▸ Requirements: Would you transcribe all of the data exactly, down to the last character?

- - -

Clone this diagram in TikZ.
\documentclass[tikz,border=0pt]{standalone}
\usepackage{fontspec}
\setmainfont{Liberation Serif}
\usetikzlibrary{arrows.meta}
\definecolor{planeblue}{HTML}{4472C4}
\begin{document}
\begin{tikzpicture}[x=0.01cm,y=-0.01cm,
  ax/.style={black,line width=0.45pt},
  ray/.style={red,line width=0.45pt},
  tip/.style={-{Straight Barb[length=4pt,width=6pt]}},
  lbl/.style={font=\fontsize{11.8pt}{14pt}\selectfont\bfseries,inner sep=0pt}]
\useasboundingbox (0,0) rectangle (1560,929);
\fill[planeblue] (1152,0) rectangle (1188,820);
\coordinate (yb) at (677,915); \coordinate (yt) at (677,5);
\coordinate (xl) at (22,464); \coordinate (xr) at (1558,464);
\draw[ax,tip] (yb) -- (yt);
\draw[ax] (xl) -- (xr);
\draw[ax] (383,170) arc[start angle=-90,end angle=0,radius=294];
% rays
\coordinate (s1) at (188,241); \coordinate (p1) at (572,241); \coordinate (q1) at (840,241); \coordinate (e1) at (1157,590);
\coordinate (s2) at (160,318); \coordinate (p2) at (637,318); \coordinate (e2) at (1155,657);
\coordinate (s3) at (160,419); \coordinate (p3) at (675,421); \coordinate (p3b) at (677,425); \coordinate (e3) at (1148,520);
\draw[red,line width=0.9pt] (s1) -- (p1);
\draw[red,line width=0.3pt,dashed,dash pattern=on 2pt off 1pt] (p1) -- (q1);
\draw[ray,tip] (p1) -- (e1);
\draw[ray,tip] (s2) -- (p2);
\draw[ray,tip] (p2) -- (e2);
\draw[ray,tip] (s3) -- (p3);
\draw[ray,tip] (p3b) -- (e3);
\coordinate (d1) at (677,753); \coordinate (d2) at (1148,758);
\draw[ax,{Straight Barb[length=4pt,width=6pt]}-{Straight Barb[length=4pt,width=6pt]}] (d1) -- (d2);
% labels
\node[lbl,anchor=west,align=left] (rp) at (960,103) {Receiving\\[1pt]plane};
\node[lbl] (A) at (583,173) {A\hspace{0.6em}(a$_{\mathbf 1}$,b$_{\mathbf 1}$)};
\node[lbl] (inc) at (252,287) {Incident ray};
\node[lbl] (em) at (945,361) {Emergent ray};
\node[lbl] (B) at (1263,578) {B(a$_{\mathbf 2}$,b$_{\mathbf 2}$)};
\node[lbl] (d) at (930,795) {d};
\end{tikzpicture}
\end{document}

- - -

▸ Task answer:
Clone this diagram in TikZ.
\documentclass[tikz,border=0pt]{standalone}
\usepackage{fontspec}
\setmainfont{Liberation Serif}
\usetikzlibrary{arrows.meta}
\definecolor{planeblue}{HTML}{4472C4}
\begin{document}
\begin{tikzpicture}[x=0.01cm,y=-0.01cm,
  ax/.style={black,line width=0.45pt},
  ray/.style={red,line width=0.45pt},
  tip/.style={-{Straight Barb[length=4pt,width=6pt]}},
  lbl/.style={font=\fontsize{11.8pt}{14pt}\selectfont\bfseries,inner sep=0pt}]
\useasboundingbox (0,0) rectangle (1560,929);
\fill[planeblue] (1152,0) rectangle (1188,820);
\coordinate (yb) at (677,915); \coordinate (yt) at (677,5);
\coordinate (xl) at (22,464); \coordinate (xr) at (1558,464);
\draw[ax,tip] (yb) -- (yt);
\draw[ax] (xl) -- (xr);
\draw[ax] (383,170) arc[start angle=-90,end angle=0,radius=294];
% rays
\coordinate (s1) at (188,241); \coordinate (p1) at (572,241); \coordinate (q1) at (840,241); \coordinate (e1) at (1157,590);
\coordinate (s2) at (160,318); \coordinate (p2) at (637,318); \coordinate (e2) at (1155,657);
\coordinate (s3) at (160,419); \coordinate (p3) at (675,421); \coordinate (p3b) at (677,425); \coordinate (e3) at (1148,520);
\draw[red,line width=0.9pt] (s1) -- (p1);
\draw[red,line width=0.3pt,dashed,dash pattern=on 2pt off 1pt] (p1) -- (q1);
\draw[ray,tip] (p1) -- (e1);
\draw[ray,tip] (s2) -- (p2);
\draw[ray,tip] (p2) -- (e2);
\draw[ray,tip] (s3) -- (p3);
\draw[ray,tip] (p3b) -- (e3);
\coordinate (d1) at (677,753); \coordinate (d2) at (1148,758);
\draw[ax,{Straight Barb[length=4pt,width=6pt]}-{Straight Barb[length=4pt,width=6pt]}] (d1) -- (d2);
% labels
\node[lbl,anchor=west,align=left] (rp) at (960,103) {Receiving\\[1pt]plane};
\node[lbl] (A) at (583,173) {A\hspace{0.6em}(a$_{\mathbf 1}$,b$_{\mathbf 1}$)};
\node[lbl] (inc) at (252,287) {Incident ray};
\node[lbl] (em) at (945,361) {Emergent ray};
\node[lbl] (B) at (1263,578) {B(a$_{\mathbf 2}$,b$_{\mathbf 2}$)};
\node[lbl] (d) at (930,795) {d};
\end{tikzpicture}
\end{document}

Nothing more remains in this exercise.